* _Exercise_:
Your task is to retype the lines from the opening of the material through the line that includes "144.5, 160.5, 176.5, 192.5, 208.5, 224.5, 240.5, 256.5]". Do not copy the pictures.

* _Available data_:
— Begin —
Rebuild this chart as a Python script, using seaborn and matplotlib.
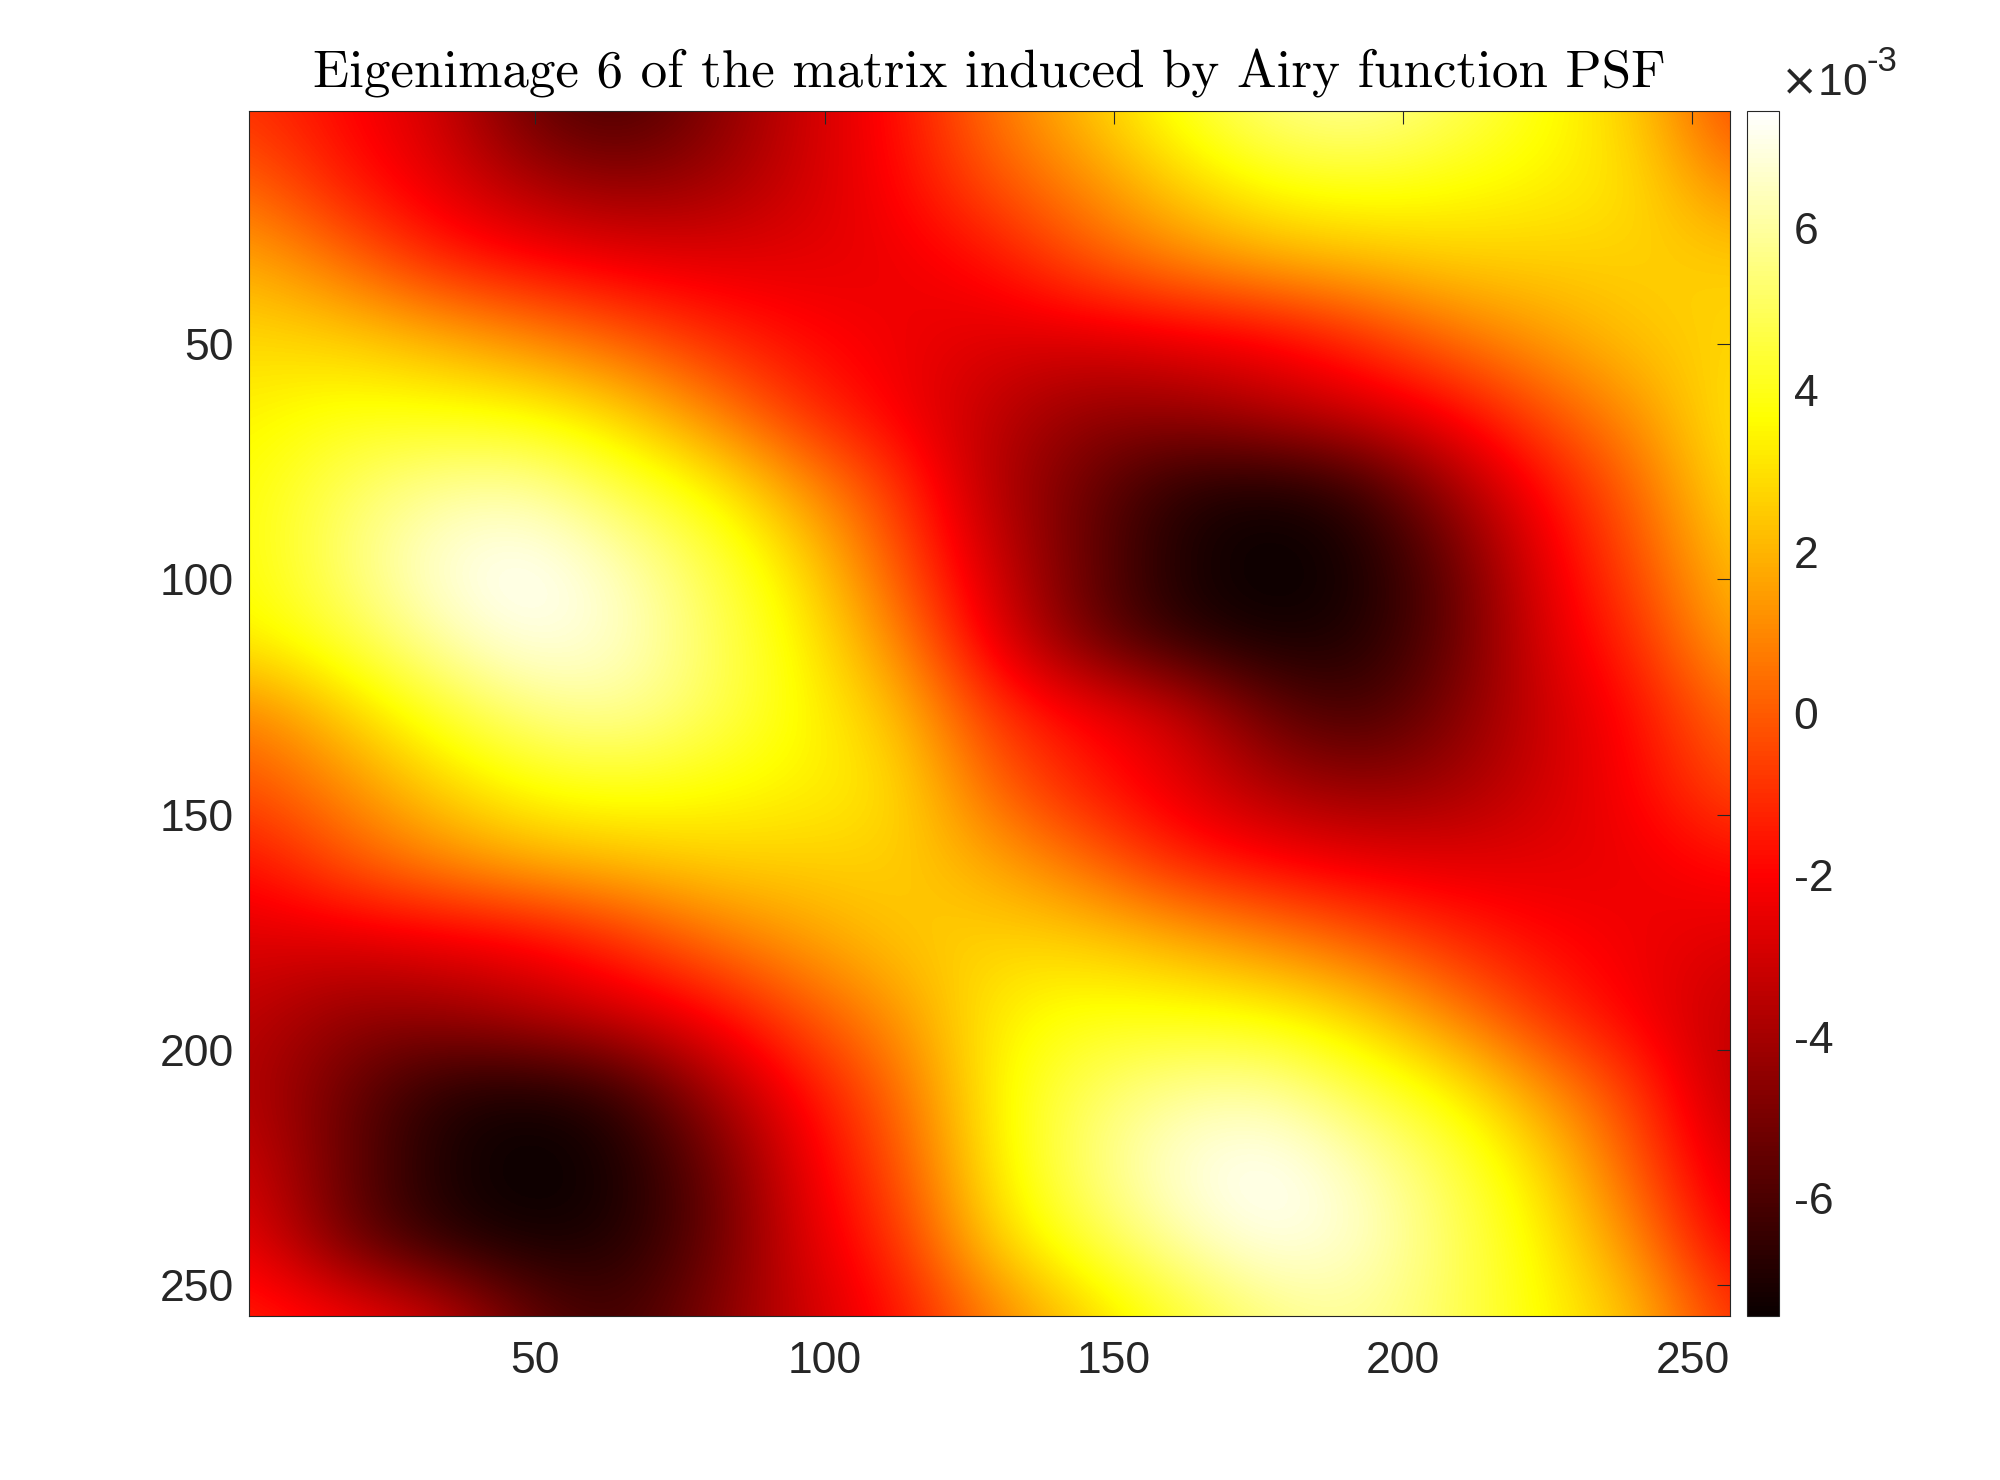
import numpy as np
import matplotlib
matplotlib.use("Agg")
import matplotlib.pyplot as plt
import seaborn as sns

# Eigenimage values (units of 1e-3) on a 16-pixel grid
sample_pos = [0.5, 16.5, 32.5, 48.5, 64.5, 80.5, 96.5, 112.5, 128.5,
              144.5, 160.5, 176.5, 192.5, 208.5, 224.5, 240.5, 256.5]

r000 = [-0.9, -1.9, -2.9, -5.3, -6.3, -4.8, -3.1, -1.8, 0.5, 2.2, 4.0, 5.5, 6.0, 5.0, 3.8, 2.6, -0.6]
r016 = [0.3, -1.4, -2.5, -3.8, -4.4, -4.1, -3.0, -2.0, -0.3, 1.0, 2.6, 3.7, 4.0, 3.7, 3.4, 3.0, 1.0]
r032 = [1.8, 0.5, -1.2, -1.9, -2.4, -2.6, -2.6, -2.4, -1.8, -0.2, 0.9, 1.8, 2.2, 2.6, 2.6, 2.6, 2.6]
r048 = [2.8, 2.6, 1.9, 1.0, 0.0, -1.1, -1.9, -2.3, -2.7, -2.7, -2.4, -2.1, -1.0, 0.5, 1.5, 2.4, 2.7]
r064 = [3.4, 3.9, 3.8, 3.6, 2.7, 0.9, -1.0, -2.2, -3.4, -4.4, -4.3, -3.6, -2.9, -2.0, -0.2, 1.3, 3.2]
r080 = [3.7, 5.0, 5.9, 6.1, 4.7, 3.5, 1.3, -0.8, -3.6, -5.2, -6.8, -7.2, -6.6, -4.1, -1.8, 0.3, 3.0]
r096 = [3.7, 5.3, 6.9, 7.5, 6.4, 4.8, 2.8, -0.1, -3.0, -5.3, -7.0, -7.6, -7.2, -5.4, -2.4, -0.3, 2.4]
r112 = [3.4, 4.5, 6.1, 7.2, 6.7, 5.1, 3.4, 1.0, -2.4, -5.2, -6.8, -7.3, -7.0, -5.5, -2.7, -1.0, 1.8]
r128 = [0.8, 2.5, 4.2, 5.5, 6.0, 5.0, 3.6, 2.3, -0.8, -1.9, -2.9, -5.3, -6.3, -4.8, -3.1, -1.8, 0.5]
r144 = [-0.3, 1.0, 2.6, 3.7, 4.0, 3.7, 3.4, 3.0, 0.3, -1.4, -2.5, -3.8, -4.4, -4.1, -3.0, -2.0, -0.3]
r160 = [-1.8, -0.2, 0.9, 1.8, 2.2, 2.6, 2.6, 2.6, 1.8, 0.5, -1.2, -1.9, -2.4, -2.6, -2.6, -2.4, -1.8]
r176 = [-2.7, -2.7, -2.4, -2.1, -1.0, 0.5, 1.5, 2.4, 2.7, 2.6, 1.9, 1.0, 0.0, -1.1, -1.9, -2.3, -2.7]
r192 = [-3.4, -4.4, -4.3, -3.6, -2.9, -2.0, -0.2, 1.3, 3.3, 3.9, 3.8, 3.6, 2.7, 0.9, -1.0, -2.2, -3.4]
r208 = [-3.6, -5.2, -6.8, -7.2, -6.6, -4.1, -1.8, 0.3, 3.4, 5.0, 5.9, 6.1, 4.7, 3.5, 1.3, -0.8, -3.6]
r224 = [-3.0, -5.3, -7.0, -7.6, -7.2, -5.4, -2.4, -0.3, 3.2, 5.3, 6.9, 7.5, 6.4, 4.8, 2.8, -0.1, -3.0]
r240 = [-2.4, -5.2, -6.8, -7.3, -7.0, -5.5, -2.7, -1.0, 2.6, 4.5, 6.1, 7.2, 6.7, 5.1, 3.4, 1.0, -2.4]
r256 = [-1.2, -1.9, -2.9, -5.3, -6.3, -4.8, -3.1, -1.8, 0.7, 2.5, 4.2, 5.5, 6.0, 5.0, 3.6, 2.3, -1.0]

axis_ticks = [50, 100, 150, 200, 250]
cbar_ticks = [-6, -4, -2, 0, 2, 4, 6]
cbar_labels = ["-6", "-4", "-2", "0", "2", "4", "6"]
clim = 7.45
title = "Eigenimage 6 of the matrix induced by Airy function PSF"

grid = np.array([r000, r016, r032, r048, r064, r080, r096, r112, r128,
                 r144, r160, r176, r192, r208, r224, r240, r256])

sns.set_style("white")
plt.rcParams["font.family"] = ["Liberation Sans", "DejaVu Sans"]
text_col = "#262626"

fig = plt.figure(figsize=(20, 14.8), dpi=100)
ax = fig.add_axes([0.1245, 0.111, 0.7405, 0.814])
cax = fig.add_axes([0.8735, 0.111, 0.016, 0.814])

# samples sit at pixel centres, so pad the extent by half a step
half = (sample_pos[1] - sample_pos[0]) / 2
ext = (sample_pos[0] - half, sample_pos[-1] + half, sample_pos[-1] + half, sample_pos[0] - half)

cmap = sns.color_palette("hot", as_cmap=True)
im = ax.imshow(grid, cmap=cmap, vmin=-clim, vmax=clim, extent=ext,
               interpolation="bicubic", interpolation_stage="data", aspect="auto")
ax.set_xlim(sample_pos[0], sample_pos[-1])
ax.set_ylim(sample_pos[-1], sample_pos[0])

ax.set_xticks(axis_ticks)
ax.set_yticks(axis_ticks)
ax.tick_params(direction="in", length=9.5, width=0.8, top=True, right=True,
               labelsize=32, colors=text_col)
ax.tick_params(axis="x", pad=18)
ax.tick_params(axis="y", pad=11)
for s in ax.spines.values():
    s.set_linewidth(0.8)
    s.set_color(text_col)

ax.set_title(title, fontfamily="cmr10", fontsize=38.2, pad=17, color="black")

cb = fig.colorbar(im, cax=cax, ticks=cbar_ticks)
cb.ax.set_yticklabels(cbar_labels)
cb.ax.tick_params(direction="in", length=10, width=0.8, pad=10.5,
                  labelsize=32, colors=text_col)
cb.outline.set_linewidth(0.8)
cb.outline.set_edgecolor(text_col)

# colorbar exponent label: one text for "x10", a smaller raised one for the power
fig.text(1780 / 2000, 1 - 95 / 1480, r"$\times$10", fontsize=32, color=text_col, va="baseline")
fig.text(1866 / 2000, 1 - 71 / 1480, "-3", fontsize=25, color=text_col, va="baseline")

fig.savefig("out.png", dpi=100, facecolor="white")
— End —
* _The result_:
Rebuild this chart as a Python script, using seaborn and matplotlib.
import numpy as np
import matplotlib
matplotlib.use("Agg")
import matplotlib.pyplot as plt
import seaborn as sns

# Eigenimage values (units of 1e-3) on a 16-pixel grid
sample_pos = [0.5, 16.5, 32.5, 48.5, 64.5, 80.5, 96.5, 112.5, 128.5,
              144.5, 160.5, 176.5, 192.5, 208.5, 224.5, 240.5, 256.5]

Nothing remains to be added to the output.